このエントリの趣旨からは外れますが、少々伺いたいことがありますのでこちらに失礼します。

イージスアショアの導入があれよあれよという間に決まりました。陸自が運用するとの報道でしたが、私は陸自がイージスアショアを運用するメリットがいまひとつ感じられません。仮に海自であれば、「イージス艦の運用で蓄積されたノウハウがあり、クルーの融通も利きやすい」という理由付けが考えられそうですし、空自の場合でも「PAC-3とあわせて、日本の空を統一的に守る防空システムを構築できる。また、有事に海自と共同で日本周辺の海を守るケースを考えれば、イージスシステムの運用に空自が習熟することは、海空自衛隊の共同上大きなメリットではないか」という理屈も成り立つかと思います。
また、防空ミサイルの格ないし位置という面から見ても、イージスアショアは野戦防空システムではなく、もっと戦略的な脅威を対象とする点で、陸自管轄というのは、パトリオットを空自が持つ現在の組織構造には不自然に感じられます。
数多さんはイージスアショアを陸自に運用させるという方針について何かメリットがあるとお考えになりますか?もし宜しければお答えいただけたらと思います。私個人としては、まず空自、次点で海自と考えていたのですが…。

ふきのとう 様

イージスアショアなのか、THAADなのか、ではなく、イージスアショアを3自衛隊の中で、どこが運用すべきかというお話だと理解しました。
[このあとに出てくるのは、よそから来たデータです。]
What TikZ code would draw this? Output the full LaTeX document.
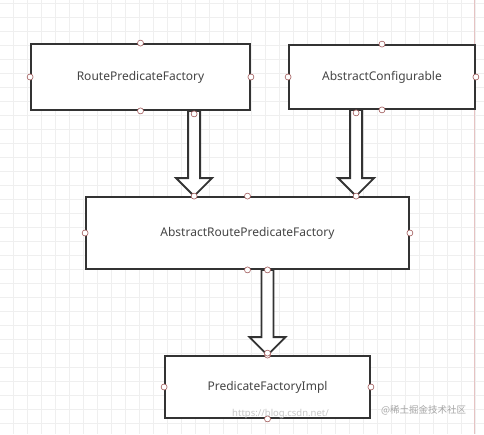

イージスアショアを陸自が運用することに決まった理由は、弾道ミサイル防衛に積極的に噛むことができていない陸自が、俺にも噛ませろ!と言ったことが最大の理由だと思っております。
また、現役の自衛官からもそのとおり聞いております。

陸自は、今までも着弾後の被害局限等で仕事がありましたが、もっと積極的に迎撃に関与したいと思っていたようです。
また、予算においても、弾道ミサイル防衛が金食い虫であることから、弾道ミサイル防衛に噛めていない陸自の予算が相対的に減少していたことに対して、幹部自衛官も多い陸自として不満を抱いていたようです。

これに関しては、私は大したデメリットもないことだし、特に問題はないと思っています。

陸海空のどこが運用するにせよ、弾道ミサイル防衛は、空自のJADGEシステムでの統制下で運用する必要性があり、どのユニットが、どの段階で迎撃するか等、誰が運用していても変わりありません。

教育に関しては、海自が先行していますが、陸自も高射関係者は基本的な事は知っているため、それほど問題ありません。

むしろ、陸自関係者に弾道ミサイル防衛についての知識が広まるため、望ましいことではないかと思っています。